For Bertolt Brecht, War Isn’t Humanity’s Eternal Fate
With Europe in ruins in 1945, Bertolt Brecht wrote that war “has been discredited for some time to come.” That period seems to be meeting its end, as European states push a new era of rearmament.

Portrait of German playwright Bertolt Brecht. (Fred Stein Archive / Archive Photos / Getty Images)
The key decision in director Lisaboa Houbrechts’s new production of Bertolt Brecht’s Mother Courage and Her Children, which showed this June in Paris as part of a European tour, was to replace the play’s famed market cart with a massive ball and chain. In Brecht’s masterpiece, the cart is already intended to be an absurd load — and a character in its own right in this cautionary tale about the perils of war.
Having fled his native Germany in 1933 after the Nazis came to power, Brecht wrote the play from exile in 1939 alongside his frequent collaborator Margarete Steffin. He was then at the height of his poetic and political prowess, spinning out works decrying the imminent dangers of fascism and jackboot militarism. Mother Courage wouldn’t see its first production until 1941 in Switzerland. However, by that point, the march toward war had exploded into yet another world-spanning conflict.

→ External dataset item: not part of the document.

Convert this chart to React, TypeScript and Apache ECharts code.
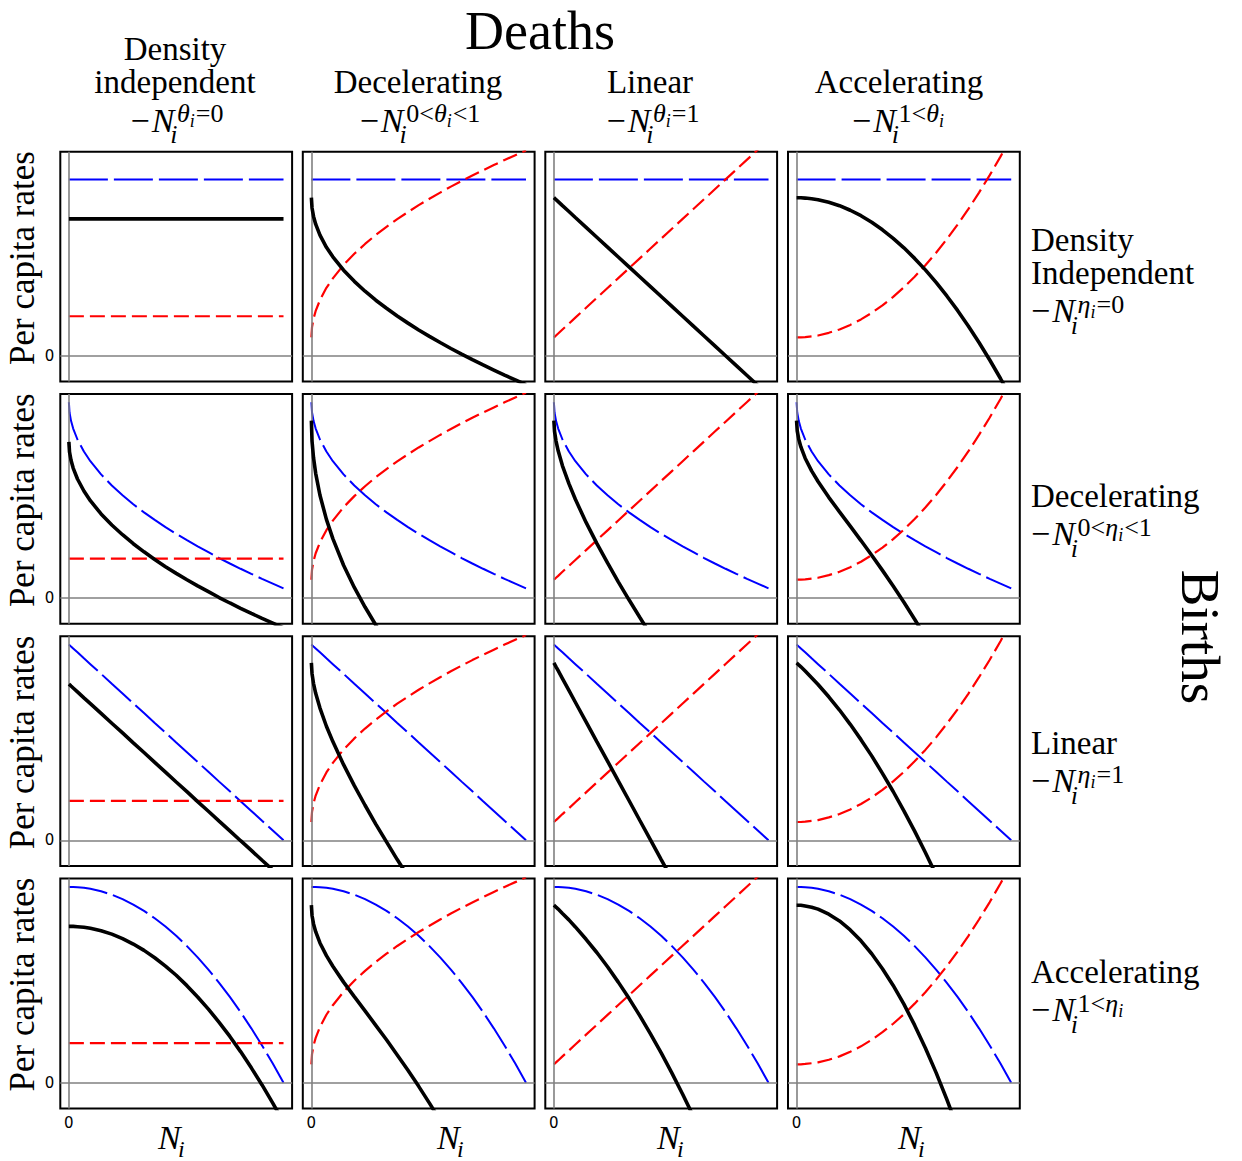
import React, { useEffect, useRef } from "react";
import * as echarts from "echarts";

// ---------- data ----------
const N_VALUES = [0, 0.003, 0.01, 0.02, 0.04, 0.07, 0.1, 0.15, 0.2, 0.25, 0.3, 0.35, 0.4, 0.45, 0.5, 0.55, 0.6, 0.65, 0.7, 0.75, 0.8, 0.85, 0.9, 0.95, 1.0];

// per-capita birth rates (blue), one array per row
const BIRTH_DENSITY_INDEPENDENT = [1, 1, 1, 1, 1, 1, 1, 1, 1, 1, 1, 1, 1, 1, 1, 1, 1, 1, 1, 1, 1, 1, 1, 1, 1];
const BIRTH_DECELERATING = [1.11, 1.052, 1.005, 0.961, 0.899, 0.831, 0.776, 0.701, 0.638, 0.583, 0.532, 0.486, 0.443, 0.402, 0.364, 0.328, 0.293, 0.26, 0.227, 0.196, 0.166, 0.137, 0.109, 0.082, 0.055];
const BIRTH_LINEAR = [1.11, 1.107, 1.099, 1.088, 1.066, 1.032, 0.999, 0.944, 0.888, 0.833, 0.777, 0.722, 0.666, 0.611, 0.555, 0.5, 0.444, 0.389, 0.333, 0.278, 0.222, 0.167, 0.111, 0.056, 0];
const BIRTH_ACCELERATING = [1.11, 1.11, 1.11, 1.11, 1.108, 1.105, 1.099, 1.085, 1.066, 1.041, 1.01, 0.974, 0.932, 0.885, 0.833, 0.774, 0.71, 0.641, 0.566, 0.486, 0.4, 0.308, 0.211, 0.108, 0];

// per-capita death rates (red), one array per column
const DEATH_DENSITY_INDEPENDENT = [0.224, 0.224, 0.224, 0.224, 0.224, 0.224, 0.224, 0.224, 0.224, 0.224, 0.224, 0.224, 0.224, 0.224, 0.224, 0.224, 0.224, 0.224, 0.224, 0.224, 0.224, 0.224, 0.224, 0.224, 0.224];
const DEATH_DECELERATING = [0.104, 0.162, 0.21, 0.254, 0.316, 0.385, 0.439, 0.515, 0.578, 0.634, 0.685, 0.731, 0.775, 0.815, 0.854, 0.89, 0.925, 0.959, 0.991, 1.022, 1.052, 1.081, 1.11, 1.137, 1.164];
const DEATH_LINEAR = [0.104, 0.107, 0.115, 0.126, 0.149, 0.182, 0.216, 0.272, 0.328, 0.384, 0.44, 0.496, 0.552, 0.608, 0.664, 0.72, 0.776, 0.832, 0.888, 0.944, 1.0, 1.056, 1.112, 1.168, 1.224];
const DEATH_ACCELERATING = [0.104, 0.104, 0.104, 0.104, 0.106, 0.11, 0.115, 0.13, 0.149, 0.175, 0.206, 0.243, 0.286, 0.334, 0.388, 0.448, 0.513, 0.584, 0.661, 0.743, 0.831, 0.925, 1.024, 1.129, 1.24];

const BIRTH_ROWS = [BIRTH_DENSITY_INDEPENDENT, BIRTH_DECELERATING, BIRTH_LINEAR, BIRTH_ACCELERATING];
const DEATH_COLS = [DEATH_DENSITY_INDEPENDENT, DEATH_DECELERATING, DEATH_LINEAR, DEATH_ACCELERATING];

const COLUMN_LABELS = [["Density", "independent"], ["Decelerating"], ["Linear"], ["Accelerating"]];
const ROW_LABELS = [["Density", "Independent"], ["Decelerating"], ["Linear"], ["Accelerating"]];
// exponent forms: [before symbol, after symbol]
const EXPONENT_FORMS = [["", "=0"], ["0<", "<1"], ["", "=1"], ["1<", ""]];
const TICK_LABEL = "0";
const X_LIMITS = [-0.04, 1.04];
const Y_LIMITS = [-0.146, 1.157];

// ---------- layout ----------
const COL_LEFT = [60.3, 302.8, 545.3, 788];
const ROW_TOP = [151.7, 394, 636.3, 878.6];
const GRID_W = 231.8;
const GRID_H = 229.8;
const SERIF = "'Liberation Serif', 'Times New Roman', serif";
const SANS = "'DejaVu Sans', sans-serif";
const CENTRAL = 0.3375; // middle-of-em offset above baseline for Liberation Serif

const HEADER_CX = [175, 418, 650, 899];
const MATH_CX = [177, 420, 653, 898];
const NI_LEFT = [158, 437, 657, 898];
const ROW_TEXT_BASE = [[251, 284], [507], [754], [983]];

type Piece = { t: string; s: number; it?: boolean; dy: number; dx?: number; noAdv?: boolean };

let measureCtx: CanvasRenderingContext2D | null = null;
function measure(t: string, s: number, it?: boolean) {
  if (!measureCtx) measureCtx = document.createElement("canvas").getContext("2d");
  measureCtx!.font = `${it ? "italic " : ""}${s}px ${SERIF}`;
  return measureCtx!.measureText(t).width;
}

function layout(pieces: Piece[], anchorX: number, baseY: number, align: "left" | "center") {
  let cur = 0;
  const placed: { p: Piece; x: number }[] = [];
  for (const p of pieces) {
    const x = cur + (p.dx || 0);
    placed.push({ p, x });
    if (!p.noAdv) cur = x + measure(p.t, p.s, p.it);
  }
  const start = align === "center" ? anchorX - cur / 2 : anchorX;
  return placed.map(({ p, x }) => ({
    type: "text",
    silent: true,
    x: start + x,
    y: baseY + p.dy - CENTRAL * p.s,
    style: {
      text: p.t,
      fontFamily: SERIF,
      fontSize: p.s,
      fontStyle: p.it ? "italic" : "normal",
      fill: "#000",
      align: "left",
      verticalAlign: "middle",
    },
  }));
}

function mathPieces(sym: string, pre: string, post: string, F: number): Piece[] {
  const S = Math.round(F * 0.76);
  const SS = Math.round(F * 0.54);
  const up = -0.28 * F;
  const ps: Piece[] = [
    { t: "\u2212", s: F, dy: 0 },
    { t: "N", s: F, it: true, dy: 0, dx: 2 },
    { t: "i", s: S, it: true, dy: 0.34 * F, dx: -0.12 * F, noAdv: true },
  ];
  let first = true;
  const supDx = 0.08 * F;
  if (pre) {
    ps.push({ t: pre, s: S, dy: up, dx: supDx });
    first = false;
  }
  ps.push({ t: sym, s: S, it: true, dy: up, dx: first ? supDx : 0 });
  ps.push({ t: "i", s: SS, it: true, dy: up + 0.14 * F });
  if (post) ps.push({ t: post, s: S, dy: up, dx: 1 });
  return ps;
}

function textEl(text: string, x: number, y: number, size: number, align: string, rotation = 0) {
  return {
    type: "text",
    silent: true,
    x,
    y,
    rotation,
    style: { text, fontFamily: SERIF, fontSize: size, fill: "#000", align, verticalAlign: "middle" },
  };
}

function buildOption() {
  const grid: any[] = [];
  const xAxis: any[] = [];
  const yAxis: any[] = [];
  const series: any[] = [];
  const zeroFmt = (v: number) => (Math.abs(v) < 1e-9 ? TICK_LABEL : "");

  for (let r = 0; r < 4; r++) {
    for (let c = 0; c < 4; c++) {
      const i = r * 4 + c;
      grid.push({
        left: COL_LEFT[c],
        top: ROW_TOP[r],
        width: GRID_W,
        height: GRID_H,
        show: true,
        borderColor: "#000",
        borderWidth: 2,
        backgroundColor: "transparent",
      });
      xAxis.push({
        type: "value",
        gridIndex: i,
        min: X_LIMITS[0],
        max: X_LIMITS[1],
        axisLine: { show: false },
        axisTick: { show: false },
        splitLine: { show: false },
        axisLabel: {
          show: r === 3,
          formatter: zeroFmt,
          margin: 7,
          fontFamily: SANS,
          fontSize: 15,
          color: "#000",
          showMinLabel: false,
          showMaxLabel: false,
        },
      });
      yAxis.push({
        type: "value",
        gridIndex: i,
        min: Y_LIMITS[0],
        max: Y_LIMITS[1],
        axisLine: { show: false },
        axisTick: { show: false },
        splitLine: { show: false },
        axisLabel: {
          show: c === 0,
          formatter: zeroFmt,
          margin: 6,
          fontFamily: SANS,
          fontSize: 15,
          color: "#000",
          showMinLabel: false,
          showMaxLabel: false,
        },
      });
      const births = BIRTH_ROWS[r];
      const deaths = DEATH_COLS[c];
      series.push({
        type: "line",
        xAxisIndex: i,
        yAxisIndex: i,
        data: [],
        silent: true,
        z: 1,
        markLine: {
          silent: true,
          symbol: ["none", "none"],
          label: { show: false },
          lineStyle: { color: "#808080", width: 1.6, type: "solid" },
          emphasis: { disabled: true },
          data: [{ yAxis: 0 }, { xAxis: 0 }],
        },
      });
      series.push({
        type: "line",
        name: "Births",
        xAxisIndex: i,
        yAxisIndex: i,
        data: N_VALUES.map((n, k) => [n, births[k]]),
        showSymbol: false,
        symbol: "none",
        silent: true,
        z: 3,
        lineStyle: { color: "#0000ff", width: 2, type: [39, 6] },
      });
      series.push({
        type: "line",
        name: "Deaths",
        xAxisIndex: i,
        yAxisIndex: i,
        data: N_VALUES.map((n, k) => [n, deaths[k]]),
        showSymbol: false,
        symbol: "none",
        silent: true,
        z: 4,
        lineStyle: { color: "#ff0000", width: 2.2, type: [15, 6] },
      });
      series.push({
        type: "line",
        name: "Net",
        xAxisIndex: i,
        yAxisIndex: i,
        data: N_VALUES.map((n, k) => [n, +(births[k] - deaths[k]).toFixed(3)]),
        showSymbol: false,
        symbol: "none",
        silent: true,
        z: 5,
        lineStyle: { color: "#000000", width: 3.6 },
      });
    }
  }

  const graphic: any[] = [];
  // big titles
  graphic.push(textEl("Deaths", 540, 49 - CENTRAL * 54, 54, "center"));
  graphic.push(textEl("Births", 1200, 637, 55, "center", -Math.PI / 2));
  // column headers
  for (let c = 0; c < 4; c++) {
    const lines = COLUMN_LABELS[c];
    const lastBase = 93.3;
    lines.forEach((ln, j) => {
      const base = lastBase - (lines.length - 1 - j) * 33;
      graphic.push(textEl(ln, HEADER_CX[c], base - CENTRAL * 33, 33, "center"));
    });
    const [pre, post] = EXPONENT_FORMS[c];
    graphic.push(...layout(mathPieces("\u03b8", pre, post, 34), MATH_CX[c], 131.7, "center"));
  }
  // row headers
  for (let r = 0; r < 4; r++) {
    const lines = ROW_LABELS[r];
    lines.forEach((ln, j) => {
      graphic.push(textEl(ln, 1031, ROW_TEXT_BASE[r][j] - CENTRAL * 33, 33, "left"));
    });
    const lastBase = ROW_TEXT_BASE[r][lines.length - 1];
    const [pre, post] = EXPONENT_FORMS[r];
    graphic.push(...layout(mathPieces("\u03b7", pre, post, 34), 1031, lastBase + 38.4, "left"));
    // y label
    graphic.push(textEl("Per capita rates", 22, 258 + 242.2 * r, 35, "center", Math.PI / 2));
  }
  // x labels N_i
  for (let c = 0; c < 4; c++) {
    const F = 34;
    const pieces: Piece[] = [
      { t: "N", s: F, it: true, dy: 0 },
      { t: "i", s: Math.round(F * 0.7), it: true, dy: 0.25 * F, dx: -0.08 * F },
    ];
    graphic.push(...layout(pieces, NI_LEFT[c], 1149, "left"));
  }

  return {
    animation: false,
    backgroundColor: "#ffffff",
    grid,
    xAxis,
    yAxis,
    series,
    graphic,
  };
}

export default function App() {
  const ref = useRef<HTMLDivElement>(null);
  useEffect(() => {
    const el = ref.current!;
    const chart = echarts.init(el, null, { renderer: "svg" });
    chart.setOption(buildOption() as any);
    return () => chart.dispose();
  }, []);
  return (
    <div
      ref={ref}
      style={{ position: "absolute", left: 0, top: 0, width: 1242, height: 1161, background: "#fff" }}
    />
  );
}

It would be an exaggeration to call Brecht a pacifist. His firsthand awareness of the threat of fascism in his own time was far too acute for that. Brecht’s political and historical frescoes like the Life of Galileo or Fear and Misery of the Third Reich are almost documentaries, with a politically committed and staunchly pedagogical undercurrent. But as Brecht also knew, conflicts tend to take on a life of their own, subsuming the motives of belligerents and imposing their own logics until war becomes an end unto itself.